## START

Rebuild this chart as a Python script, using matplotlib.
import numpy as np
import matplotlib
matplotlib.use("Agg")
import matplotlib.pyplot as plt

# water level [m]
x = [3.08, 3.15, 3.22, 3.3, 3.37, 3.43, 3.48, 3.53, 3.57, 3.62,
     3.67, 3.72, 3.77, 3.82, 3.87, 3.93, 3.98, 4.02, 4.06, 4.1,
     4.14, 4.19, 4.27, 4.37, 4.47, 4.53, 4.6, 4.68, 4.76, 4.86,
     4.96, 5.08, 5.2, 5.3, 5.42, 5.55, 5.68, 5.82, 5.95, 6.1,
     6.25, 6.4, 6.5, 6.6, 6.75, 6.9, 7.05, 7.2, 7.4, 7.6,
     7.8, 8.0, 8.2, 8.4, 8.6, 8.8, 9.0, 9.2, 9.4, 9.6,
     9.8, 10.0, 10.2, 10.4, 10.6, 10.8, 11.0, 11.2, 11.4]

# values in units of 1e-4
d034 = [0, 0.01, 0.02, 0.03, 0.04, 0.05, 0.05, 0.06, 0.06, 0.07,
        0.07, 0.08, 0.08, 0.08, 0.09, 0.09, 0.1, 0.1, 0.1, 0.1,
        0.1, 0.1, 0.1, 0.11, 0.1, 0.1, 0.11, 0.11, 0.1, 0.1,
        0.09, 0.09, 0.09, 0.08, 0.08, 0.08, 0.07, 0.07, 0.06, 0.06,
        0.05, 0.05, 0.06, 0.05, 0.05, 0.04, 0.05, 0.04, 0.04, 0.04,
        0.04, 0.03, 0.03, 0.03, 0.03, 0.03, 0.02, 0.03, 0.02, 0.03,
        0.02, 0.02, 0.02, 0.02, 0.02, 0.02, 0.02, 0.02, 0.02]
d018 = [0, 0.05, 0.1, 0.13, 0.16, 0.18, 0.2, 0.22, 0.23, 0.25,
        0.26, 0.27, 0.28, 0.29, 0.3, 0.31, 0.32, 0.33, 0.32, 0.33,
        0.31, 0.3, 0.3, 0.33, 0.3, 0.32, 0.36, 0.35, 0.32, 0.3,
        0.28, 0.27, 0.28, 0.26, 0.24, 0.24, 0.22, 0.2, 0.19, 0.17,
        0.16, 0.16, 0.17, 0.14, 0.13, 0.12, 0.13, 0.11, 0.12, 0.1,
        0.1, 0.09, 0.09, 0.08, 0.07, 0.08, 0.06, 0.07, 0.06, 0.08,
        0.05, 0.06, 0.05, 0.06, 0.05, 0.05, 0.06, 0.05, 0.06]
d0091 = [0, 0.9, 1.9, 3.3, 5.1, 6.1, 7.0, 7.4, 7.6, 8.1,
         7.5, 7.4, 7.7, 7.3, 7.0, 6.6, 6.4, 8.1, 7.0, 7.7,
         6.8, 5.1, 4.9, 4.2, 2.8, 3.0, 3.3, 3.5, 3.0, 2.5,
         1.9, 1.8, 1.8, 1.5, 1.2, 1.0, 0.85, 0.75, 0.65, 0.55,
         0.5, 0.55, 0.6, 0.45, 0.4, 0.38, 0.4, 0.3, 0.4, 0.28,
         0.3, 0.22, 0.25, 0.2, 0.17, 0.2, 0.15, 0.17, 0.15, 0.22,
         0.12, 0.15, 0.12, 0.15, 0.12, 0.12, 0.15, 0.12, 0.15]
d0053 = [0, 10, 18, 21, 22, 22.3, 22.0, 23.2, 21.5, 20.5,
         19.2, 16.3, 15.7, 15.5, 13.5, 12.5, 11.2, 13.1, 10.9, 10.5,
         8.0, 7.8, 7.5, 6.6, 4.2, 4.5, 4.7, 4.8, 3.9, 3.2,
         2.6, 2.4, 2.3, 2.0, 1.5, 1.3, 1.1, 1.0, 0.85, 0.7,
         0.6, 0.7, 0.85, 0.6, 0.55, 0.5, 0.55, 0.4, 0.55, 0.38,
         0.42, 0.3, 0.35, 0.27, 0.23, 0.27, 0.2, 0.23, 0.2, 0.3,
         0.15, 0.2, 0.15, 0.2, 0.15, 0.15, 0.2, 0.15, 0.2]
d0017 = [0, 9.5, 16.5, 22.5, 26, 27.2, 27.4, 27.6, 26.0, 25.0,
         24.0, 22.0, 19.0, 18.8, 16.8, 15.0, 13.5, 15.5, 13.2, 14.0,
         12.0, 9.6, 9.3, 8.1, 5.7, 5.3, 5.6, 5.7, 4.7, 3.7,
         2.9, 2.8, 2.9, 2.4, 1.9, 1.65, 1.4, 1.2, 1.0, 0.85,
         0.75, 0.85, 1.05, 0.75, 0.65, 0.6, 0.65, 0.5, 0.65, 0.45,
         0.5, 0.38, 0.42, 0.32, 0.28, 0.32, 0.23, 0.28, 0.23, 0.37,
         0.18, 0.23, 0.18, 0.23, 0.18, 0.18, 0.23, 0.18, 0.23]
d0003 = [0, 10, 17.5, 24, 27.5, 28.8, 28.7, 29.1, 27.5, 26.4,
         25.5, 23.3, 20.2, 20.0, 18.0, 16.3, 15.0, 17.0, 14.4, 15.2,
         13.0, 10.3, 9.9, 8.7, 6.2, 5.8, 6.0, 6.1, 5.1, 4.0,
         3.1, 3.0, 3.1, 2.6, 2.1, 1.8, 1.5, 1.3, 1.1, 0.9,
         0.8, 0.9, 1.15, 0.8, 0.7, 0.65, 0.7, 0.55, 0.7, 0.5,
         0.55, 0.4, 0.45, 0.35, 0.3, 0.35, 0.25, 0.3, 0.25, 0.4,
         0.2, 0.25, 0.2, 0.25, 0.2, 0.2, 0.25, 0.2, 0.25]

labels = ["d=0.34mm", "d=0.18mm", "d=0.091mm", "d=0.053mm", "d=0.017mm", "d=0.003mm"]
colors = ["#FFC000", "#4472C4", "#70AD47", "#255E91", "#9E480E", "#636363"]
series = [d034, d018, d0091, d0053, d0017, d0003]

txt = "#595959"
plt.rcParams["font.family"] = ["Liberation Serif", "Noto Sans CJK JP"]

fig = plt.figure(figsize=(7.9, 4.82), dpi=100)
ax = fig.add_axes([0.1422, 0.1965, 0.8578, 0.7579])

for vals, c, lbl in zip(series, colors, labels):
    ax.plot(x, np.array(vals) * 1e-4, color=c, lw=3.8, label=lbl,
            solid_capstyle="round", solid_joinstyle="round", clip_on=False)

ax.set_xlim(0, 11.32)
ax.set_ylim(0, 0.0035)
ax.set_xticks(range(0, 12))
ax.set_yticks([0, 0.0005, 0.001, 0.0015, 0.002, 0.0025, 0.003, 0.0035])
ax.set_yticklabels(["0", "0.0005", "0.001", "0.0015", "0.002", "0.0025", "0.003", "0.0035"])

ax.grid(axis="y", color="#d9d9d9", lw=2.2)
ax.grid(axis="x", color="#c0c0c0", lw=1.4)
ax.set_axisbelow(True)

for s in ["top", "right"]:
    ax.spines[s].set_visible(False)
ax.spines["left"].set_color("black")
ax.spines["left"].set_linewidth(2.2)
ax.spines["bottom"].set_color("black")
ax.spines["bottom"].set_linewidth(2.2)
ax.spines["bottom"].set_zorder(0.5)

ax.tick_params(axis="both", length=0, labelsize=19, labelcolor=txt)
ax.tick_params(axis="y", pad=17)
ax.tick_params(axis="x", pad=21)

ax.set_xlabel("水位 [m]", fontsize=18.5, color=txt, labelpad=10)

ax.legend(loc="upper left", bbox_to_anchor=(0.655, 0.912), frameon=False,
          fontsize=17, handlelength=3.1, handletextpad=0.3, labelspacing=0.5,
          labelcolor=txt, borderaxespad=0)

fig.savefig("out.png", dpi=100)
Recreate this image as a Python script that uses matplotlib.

## END

YOUR TASK
Retype only the lines running from the top of the listing to the line that holds "9.8, 10.0, 10.2, 10.4, 10.6, 10.8, 11.0, 11.2, 11.4]", both ends included.

EXERCISE RESPONSE
Rebuild this chart as a Python script, using matplotlib.
import numpy as np
import matplotlib
matplotlib.use("Agg")
import matplotlib.pyplot as plt

# water level [m]
x = [3.08, 3.15, 3.22, 3.3, 3.37, 3.43, 3.48, 3.53, 3.57, 3.62,
     3.67, 3.72, 3.77, 3.82, 3.87, 3.93, 3.98, 4.02, 4.06, 4.1,
     4.14, 4.19, 4.27, 4.37, 4.47, 4.53, 4.6, 4.68, 4.76, 4.86,
     4.96, 5.08, 5.2, 5.3, 5.42, 5.55, 5.68, 5.82, 5.95, 6.1,
     6.25, 6.4, 6.5, 6.6, 6.75, 6.9, 7.05, 7.2, 7.4, 7.6,
     7.8, 8.0, 8.2, 8.4, 8.6, 8.8, 9.0, 9.2, 9.4, 9.6,
     9.8, 10.0, 10.2, 10.4, 10.6, 10.8, 11.0, 11.2, 11.4]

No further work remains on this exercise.